## Start STORED DATA
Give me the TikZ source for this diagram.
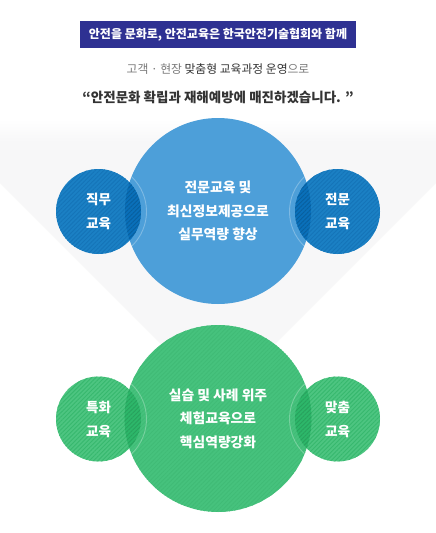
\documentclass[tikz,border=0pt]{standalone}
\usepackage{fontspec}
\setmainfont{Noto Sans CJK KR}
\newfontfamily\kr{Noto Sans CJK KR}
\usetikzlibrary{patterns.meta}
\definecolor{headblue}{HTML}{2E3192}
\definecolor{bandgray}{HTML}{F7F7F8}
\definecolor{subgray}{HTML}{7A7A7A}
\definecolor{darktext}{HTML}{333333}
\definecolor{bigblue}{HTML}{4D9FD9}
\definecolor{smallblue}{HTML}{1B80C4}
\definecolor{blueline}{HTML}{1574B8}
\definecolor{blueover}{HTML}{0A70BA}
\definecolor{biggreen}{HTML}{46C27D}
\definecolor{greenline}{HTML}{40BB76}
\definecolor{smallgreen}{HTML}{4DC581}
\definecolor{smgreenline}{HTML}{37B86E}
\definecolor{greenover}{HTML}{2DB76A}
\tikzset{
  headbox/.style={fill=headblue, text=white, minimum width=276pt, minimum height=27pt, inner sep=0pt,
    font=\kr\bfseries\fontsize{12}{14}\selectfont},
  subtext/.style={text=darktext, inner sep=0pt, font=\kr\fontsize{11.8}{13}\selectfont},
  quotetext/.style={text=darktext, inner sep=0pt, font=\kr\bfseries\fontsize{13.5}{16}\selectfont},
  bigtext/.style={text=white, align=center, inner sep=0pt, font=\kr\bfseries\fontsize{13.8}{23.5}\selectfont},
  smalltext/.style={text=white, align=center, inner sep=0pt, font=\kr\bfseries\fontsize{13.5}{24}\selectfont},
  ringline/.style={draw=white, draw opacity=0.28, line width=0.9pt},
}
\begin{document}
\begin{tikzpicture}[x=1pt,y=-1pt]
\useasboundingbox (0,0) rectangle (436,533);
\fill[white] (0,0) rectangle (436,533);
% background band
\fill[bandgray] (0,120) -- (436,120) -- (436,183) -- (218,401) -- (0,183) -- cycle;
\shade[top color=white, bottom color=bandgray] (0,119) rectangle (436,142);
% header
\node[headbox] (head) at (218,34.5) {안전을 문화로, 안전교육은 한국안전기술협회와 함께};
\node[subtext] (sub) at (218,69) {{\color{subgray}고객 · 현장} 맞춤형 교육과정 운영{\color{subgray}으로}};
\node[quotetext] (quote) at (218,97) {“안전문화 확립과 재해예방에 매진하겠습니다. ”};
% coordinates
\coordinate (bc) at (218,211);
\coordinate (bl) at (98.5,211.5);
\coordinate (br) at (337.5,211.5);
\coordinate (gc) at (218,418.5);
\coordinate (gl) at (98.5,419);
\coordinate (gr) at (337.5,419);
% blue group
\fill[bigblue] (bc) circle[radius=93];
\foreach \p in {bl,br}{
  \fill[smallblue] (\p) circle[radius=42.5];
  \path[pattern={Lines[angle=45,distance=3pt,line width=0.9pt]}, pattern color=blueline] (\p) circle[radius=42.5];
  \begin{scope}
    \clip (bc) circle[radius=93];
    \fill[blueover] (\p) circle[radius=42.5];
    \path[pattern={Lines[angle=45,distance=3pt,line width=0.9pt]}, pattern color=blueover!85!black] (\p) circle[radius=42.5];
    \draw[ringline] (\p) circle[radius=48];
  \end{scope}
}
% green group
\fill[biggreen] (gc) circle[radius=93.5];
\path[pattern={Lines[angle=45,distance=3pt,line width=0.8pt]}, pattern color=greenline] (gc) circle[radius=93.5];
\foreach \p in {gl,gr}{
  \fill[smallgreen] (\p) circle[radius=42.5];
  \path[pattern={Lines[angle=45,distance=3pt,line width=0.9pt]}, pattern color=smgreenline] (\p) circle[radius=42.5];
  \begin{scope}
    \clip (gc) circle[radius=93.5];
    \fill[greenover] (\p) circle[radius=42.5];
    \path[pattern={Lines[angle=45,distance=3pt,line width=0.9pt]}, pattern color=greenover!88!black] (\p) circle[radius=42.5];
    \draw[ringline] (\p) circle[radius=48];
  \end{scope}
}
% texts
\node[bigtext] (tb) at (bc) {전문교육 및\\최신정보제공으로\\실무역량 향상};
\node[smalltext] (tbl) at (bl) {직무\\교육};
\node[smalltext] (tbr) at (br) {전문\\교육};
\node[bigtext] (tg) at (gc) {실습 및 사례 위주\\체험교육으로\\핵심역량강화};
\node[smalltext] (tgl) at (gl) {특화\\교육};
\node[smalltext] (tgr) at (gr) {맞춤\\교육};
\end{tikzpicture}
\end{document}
## End STORED DATA
● **WHAT THE TASK REQUIRES**: Reproduce the data word for word, excluding its pictures.

● **THE REPLY**:
Give me the TikZ source for this diagram.
\documentclass[tikz,border=0pt]{standalone}
\usepackage{fontspec}
\setmainfont{Noto Sans CJK KR}
\newfontfamily\kr{Noto Sans CJK KR}
\usetikzlibrary{patterns.meta}
\definecolor{headblue}{HTML}{2E3192}
\definecolor{bandgray}{HTML}{F7F7F8}
\definecolor{subgray}{HTML}{7A7A7A}
\definecolor{darktext}{HTML}{333333}
\definecolor{bigblue}{HTML}{4D9FD9}
\definecolor{smallblue}{HTML}{1B80C4}
\definecolor{blueline}{HTML}{1574B8}
\definecolor{blueover}{HTML}{0A70BA}
\definecolor{biggreen}{HTML}{46C27D}
\definecolor{greenline}{HTML}{40BB76}
\definecolor{smallgreen}{HTML}{4DC581}
\definecolor{smgreenline}{HTML}{37B86E}
\definecolor{greenover}{HTML}{2DB76A}
\tikzset{
  headbox/.style={fill=headblue, text=white, minimum width=276pt, minimum height=27pt, inner sep=0pt,
    font=\kr\bfseries\fontsize{12}{14}\selectfont},
  subtext/.style={text=darktext, inner sep=0pt, font=\kr\fontsize{11.8}{13}\selectfont},
  quotetext/.style={text=darktext, inner sep=0pt, font=\kr\bfseries\fontsize{13.5}{16}\selectfont},
  bigtext/.style={text=white, align=center, inner sep=0pt, font=\kr\bfseries\fontsize{13.8}{23.5}\selectfont},
  smalltext/.style={text=white, align=center, inner sep=0pt, font=\kr\bfseries\fontsize{13.5}{24}\selectfont},
  ringline/.style={draw=white, draw opacity=0.28, line width=0.9pt},
}
\begin{document}
\begin{tikzpicture}[x=1pt,y=-1pt]
\useasboundingbox (0,0) rectangle (436,533);
\fill[white] (0,0) rectangle (436,533);
% background band
\fill[bandgray] (0,120) -- (436,120) -- (436,183) -- (218,401) -- (0,183) -- cycle;
\shade[top color=white, bottom color=bandgray] (0,119) rectangle (436,142);
% header
\node[headbox] (head) at (218,34.5) {안전을 문화로, 안전교육은 한국안전기술협회와 함께};
\node[subtext] (sub) at (218,69) {{\color{subgray}고객 · 현장} 맞춤형 교육과정 운영{\color{subgray}으로}};
\node[quotetext] (quote) at (218,97) {“안전문화 확립과 재해예방에 매진하겠습니다. ”};
% coordinates
\coordinate (bc) at (218,211);
\coordinate (bl) at (98.5,211.5);
\coordinate (br) at (337.5,211.5);
\coordinate (gc) at (218,418.5);
\coordinate (gl) at (98.5,419);
\coordinate (gr) at (337.5,419);
% blue group
\fill[bigblue] (bc) circle[radius=93];
\foreach \p in {bl,br}{
  \fill[smallblue] (\p) circle[radius=42.5];
  \path[pattern={Lines[angle=45,distance=3pt,line width=0.9pt]}, pattern color=blueline] (\p) circle[radius=42.5];
  \begin{scope}
    \clip (bc) circle[radius=93];
    \fill[blueover] (\p) circle[radius=42.5];
    \path[pattern={Lines[angle=45,distance=3pt,line width=0.9pt]}, pattern color=blueover!85!black] (\p) circle[radius=42.5];
    \draw[ringline] (\p) circle[radius=48];
  \end{scope}
}
% green group
\fill[biggreen] (gc) circle[radius=93.5];
\path[pattern={Lines[angle=45,distance=3pt,line width=0.8pt]}, pattern color=greenline] (gc) circle[radius=93.5];
\foreach \p in {gl,gr}{
  \fill[smallgreen] (\p) circle[radius=42.5];
  \path[pattern={Lines[angle=45,distance=3pt,line width=0.9pt]}, pattern color=smgreenline] (\p) circle[radius=42.5];
  \begin{scope}
    \clip (gc) circle[radius=93.5];
    \fill[greenover] (\p) circle[radius=42.5];
    \path[pattern={Lines[angle=45,distance=3pt,line width=0.9pt]}, pattern color=greenover!88!black] (\p) circle[radius=42.5];
    \draw[ringline] (\p) circle[radius=48];
  \end{scope}
}
% texts
\node[bigtext] (tb) at (bc) {전문교육 및\\최신정보제공으로\\실무역량 향상};
\node[smalltext] (tbl) at (bl) {직무\\교육};
\node[smalltext] (tbr) at (br) {전문\\교육};
\node[bigtext] (tg) at (gc) {실습 및 사례 위주\\체험교육으로\\핵심역량강화};
\node[smalltext] (tgl) at (gl) {특화\\교육};
\node[smalltext] (tgr) at (gr) {맞춤\\교육};
\end{tikzpicture}
\end{document}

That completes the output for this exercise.